Published: 05-06-2025 10:58 | Updated: 05-06-2025 11:16

2025 Anders Jahre Award goes to two KI researchers

Sven Eirik W. Jacobsen and William Nyberg are awarded prestigious Anders Jahre Awards 2025.
(From left) Sten Eirik W. Jacobsen and William Nyberg are awarded the prestigious Anders Jahre Award 2025. Photo: N/A

The prestigious Nordic Anders Jahre Award for 2025 goes this year to two researchers at Karolinska Institutet. Professor Sten Eirik Wælgaard Jacobsen is to receive the Anders Jahre Award for Medical Research for his work on normal and leukemic blood stem cells. William Nyberg is honoured with the Anders Jahre Award for Young Researchers for his work on the development of T-cell immunotherapy for cancer.

Professor Sten Eirik Jacobsen is to receive the 2025 Anders Jahre Award for Medical Research for his pioneering studies on blood-forming stem cells. 

The award for junior researchers goes jointly to William Nyberg, assistant professor at KI, for his contributions to the development of T-cell immunotherapy for cancer, and Thomas McWilliams of Helsinki University. The awards will be presented at a ceremony on 6 November at Oslo University. 

Svein Stølen.
Svein Stølen. Photo: Jarli & Jordan/UiO

“The Anders Jahre medical awards honour basic research that pushes the boundaries of knowledge. I congratulate all the prize-winners and thank them for their great efforts, says Svein Stølen, rector of Oslo University. “They have contributed to better insights that have already had impact on the treatment of disease.” 

Sten Eirik Wælgaard Jacobsen studied medicine and earned his PhD at the University of Bergen, and has led research centres and research groups at the universities of Lund and Oxford. For the past ten years, he has spent most of his time at Karolinska Institutet. 

Groundbreaking insights into blood-forming stem cells 

His research has revealed important aspects of how blood stem cells in the bone marrow produce the millions of new blood cells that need to be formed every second – and how mutations in normal stem cells can turn them into leukaemic stem cells. 

“I am grateful and humbled having been selected as this year’s recipient of Anders Jahre Award,” says Sten Eirik Wælgaard Jacobsen, professor at the Department of Medicine in Huddinge and the Department of Cell and Molecular Biology at KI, and at the Center of Haematology, Karolinska University Hospital. “I feel a high level of gratitude towards the essential contributions from all outstanding mentors, lab members, and collaborators who I have had the privilege of working closely with. Honoring the pursuit of fundamental research, this award also reminds me about the critical moment of history we are living in, when not only academic freedom but also other fundamental pillars of our democracy are under massive attack.”
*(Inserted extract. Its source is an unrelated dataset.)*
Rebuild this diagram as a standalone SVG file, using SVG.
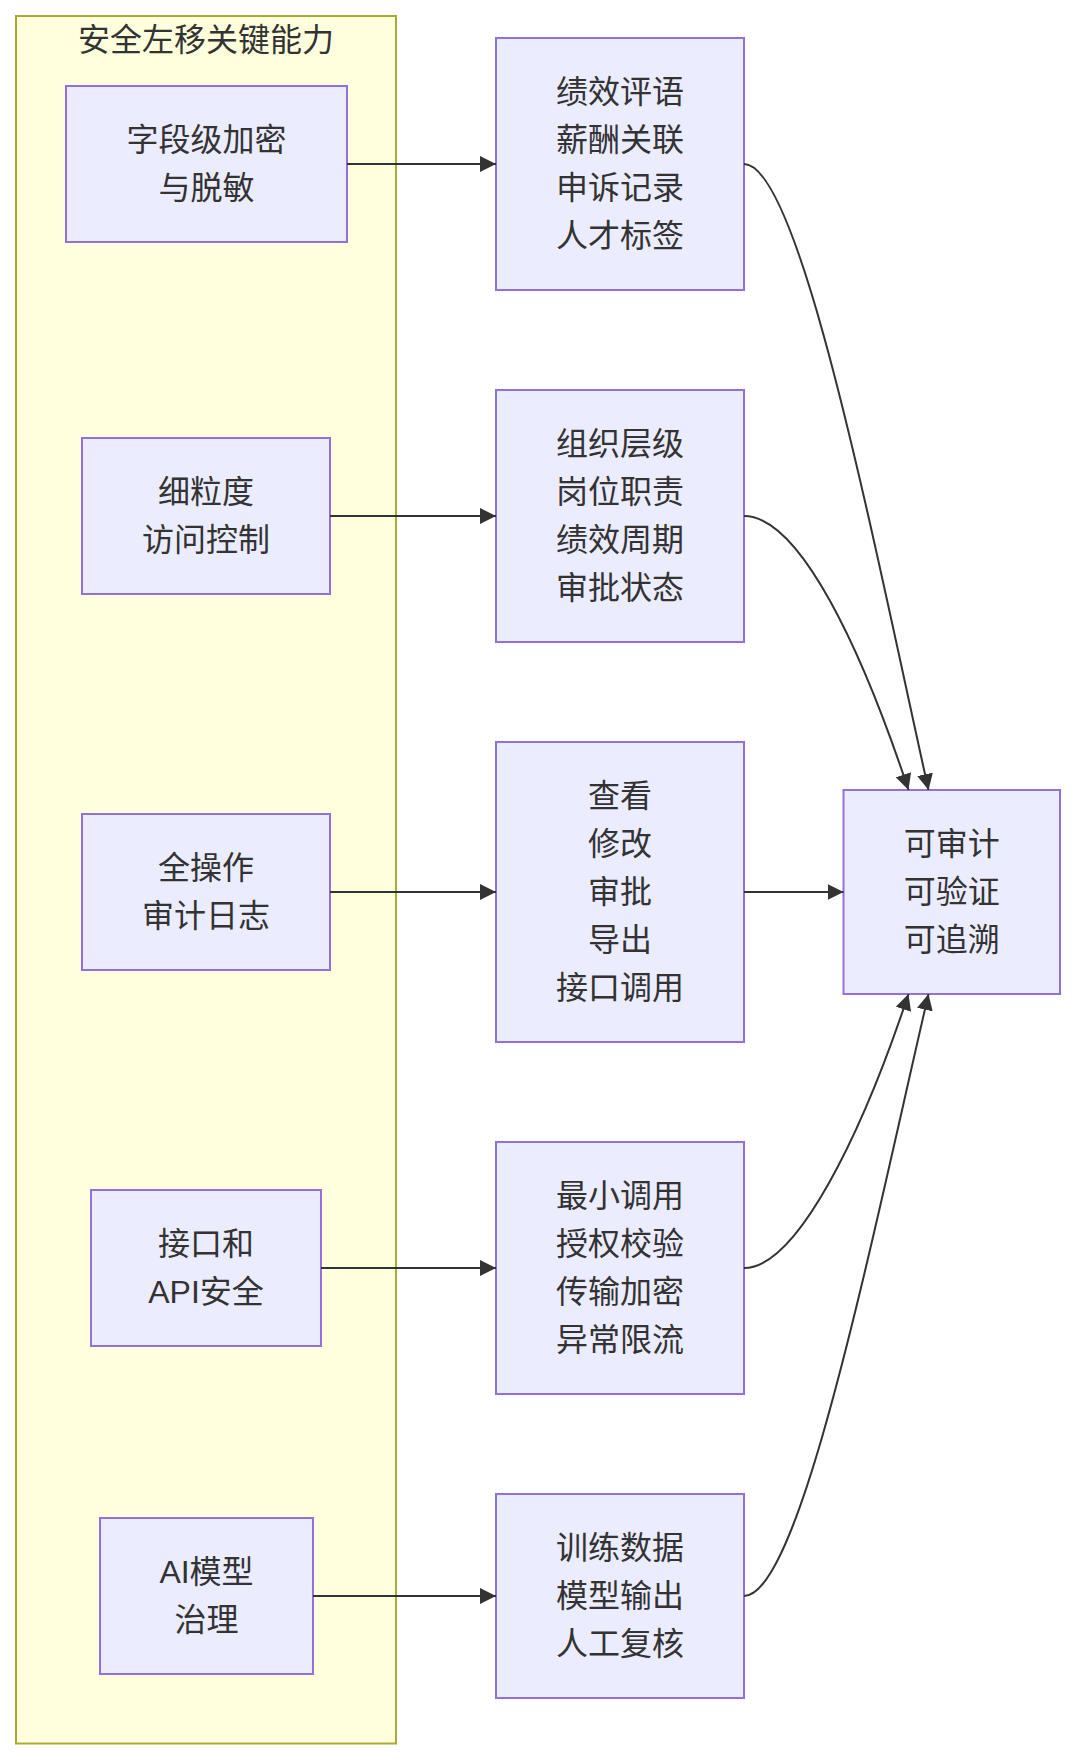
<svg xmlns="http://www.w3.org/2000/svg" width="1076" height="1760" viewBox="0 0 1076 1760">
<style>
.cl{fill:#FFFFDE;stroke:#AAAA33;stroke-width:2}
.nd{fill:#ECECFF;stroke:#9370DB;stroke-width:2}
.t{font-family:"Trebuchet MS","Liberation Sans","Noto Sans CJK SC",sans-serif;font-size:32px;fill:#333333;text-anchor:middle;dominant-baseline:central}
.e{fill:none;stroke:#333333;stroke-width:2}
</style>
<defs>
<marker id="ah" viewBox="0 0 10 10" refX="10" refY="5" markerUnits="userSpaceOnUse" markerWidth="16" markerHeight="16" orient="auto">
<path d="M0,0 L10,5 L0,10 z" fill="#333333"/>
</marker>
</defs>
<g id="cluster">
<rect class="cl" x="16" y="16" width="380" height="1727.5"/>
<text class="t" x="206" y="40">安全左移关键能力</text>
</g>
<g id="A1"><rect class="nd" x="66" y="86" width="281" height="156"/><text class="t" x="206.5"><tspan x="206.5" y="140">字段级加密</tspan><tspan x="206.5" y="188">与脱敏</tspan></text></g>
<g id="A2"><rect class="nd" x="82" y="438" width="248" height="156"/><text class="t"><tspan x="206" y="492">细粒度</tspan><tspan x="206" y="540">访问控制</tspan></text></g>
<g id="A3"><rect class="nd" x="82" y="814" width="248" height="156"/><text class="t"><tspan x="206" y="868">全操作</tspan><tspan x="206" y="916">审计日志</tspan></text></g>
<g id="A4"><rect class="nd" x="91" y="1190" width="230" height="156"/><text class="t"><tspan x="206" y="1244">接口和</tspan><tspan x="206" y="1292">API安全</tspan></text></g>
<g id="A5"><rect class="nd" x="100" y="1518" width="213" height="156"/><text class="t"><tspan x="206.5" y="1572">AI模型</tspan><tspan x="206.5" y="1620">治理</tspan></text></g>
<g id="B1"><rect class="nd" x="496" y="38" width="248" height="252"/><text class="t"><tspan x="620" y="92">绩效评语</tspan><tspan x="620" y="140">薪酬关联</tspan><tspan x="620" y="188">申诉记录</tspan><tspan x="620" y="236">人才标签</tspan></text></g>
<g id="B2"><rect class="nd" x="496" y="390" width="248" height="252"/><text class="t"><tspan x="620" y="444">组织层级</tspan><tspan x="620" y="492">岗位职责</tspan><tspan x="620" y="540">绩效周期</tspan><tspan x="620" y="588">审批状态</tspan></text></g>
<g id="B3"><rect class="nd" x="496" y="742" width="248" height="300"/><text class="t"><tspan x="620" y="796">查看</tspan><tspan x="620" y="844">修改</tspan><tspan x="620" y="892">审批</tspan><tspan x="620" y="940">导出</tspan><tspan x="620" y="988">接口调用</tspan></text></g>
<g id="B4"><rect class="nd" x="496" y="1142" width="248" height="252"/><text class="t"><tspan x="620" y="1196">最小调用</tspan><tspan x="620" y="1244">授权校验</tspan><tspan x="620" y="1292">传输加密</tspan><tspan x="620" y="1340">异常限流</tspan></text></g>
<g id="B5"><rect class="nd" x="496" y="1494" width="248" height="204"/><text class="t"><tspan x="620" y="1548">训练数据</tspan><tspan x="620" y="1596">模型输出</tspan><tspan x="620" y="1644">人工复核</tspan></text></g>
<g id="T"><rect class="nd" x="843.5" y="790" width="216.5" height="204"/><text class="t"><tspan x="951.75" y="844">可审计</tspan><tspan x="951.75" y="892">可验证</tspan><tspan x="951.75" y="940">可追溯</tspan></text></g>
<g id="connectors">
<path class="e" marker-end="url(#ah)" d="M347,164 L496,164"/>
<path class="e" marker-end="url(#ah)" d="M330,516 L496,516"/>
<path class="e" marker-end="url(#ah)" d="M330,892 L496,892"/>
<path class="e" marker-end="url(#ah)" d="M321,1268 L496,1268"/>
<path class="e" marker-end="url(#ah)" d="M313,1596 L496,1596"/>
<path class="e" marker-end="url(#ah)" d="M744,892 L843.5,892"/>
<path class="e" marker-end="url(#ah)" d="M744,164 C800,164 873,540 928.5,790"/>
<path class="e" marker-end="url(#ah)" d="M744,516 C800,516 862,650 908.5,790"/>
<path class="e" marker-end="url(#ah)" d="M744,1268 C797,1268 862,1134 908.5,994"/>
<path class="e" marker-end="url(#ah)" d="M744,1596 C800,1596 870.5,1244 928.5,994"/>
</g>
</svg>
He continues: “This threat is very real also in our Nordic democracies, and we have entered a fact-resistant time when in addition to continuing our pursuit of important research questions, more will be expected from us as knowledge and fact-based researchers and institutions.”

Professor Jacobsen’s discoveries have redrawn the map of how different blood cells are produced from stem cells and revealed the existence of different types of blood-forming stem cells. 

His research group has conducted detailed studies on mice and humans, often at single-cell level. Many of their results can be of significance to future strategies for improving therapeutic outcomes for blood cancer and cancer in general. 

Award for junior researchers 

William Nyberg is recognised for having developed effective tools that instruct T-cells to attack and kill cancer cells. The method was developed in mouse models but has since been adapted for use in humans. 

“I’m very honoured to receive the award,” says William Nyberg, researcher at the Center for Haematology and Regenerative Medicine in Huddinge, KI. “Cell therapies for cancer have become increasingly effective, but their availability remained an issue. Our multidisciplinary work have revealed that new technologies and methods can improve these treatments and potentially make them available to all patients. I’m grateful to my mentors and partners – the award is confirmation of how important it is to keep pushing the boundaries of science and medicine.” 

William Nyberg shares the award with Dr Thomas McWilliams at Helsinki University, who is to receive it for his work on how autophagy – the natural process of cellular degradation and recycling – operates in brain cells.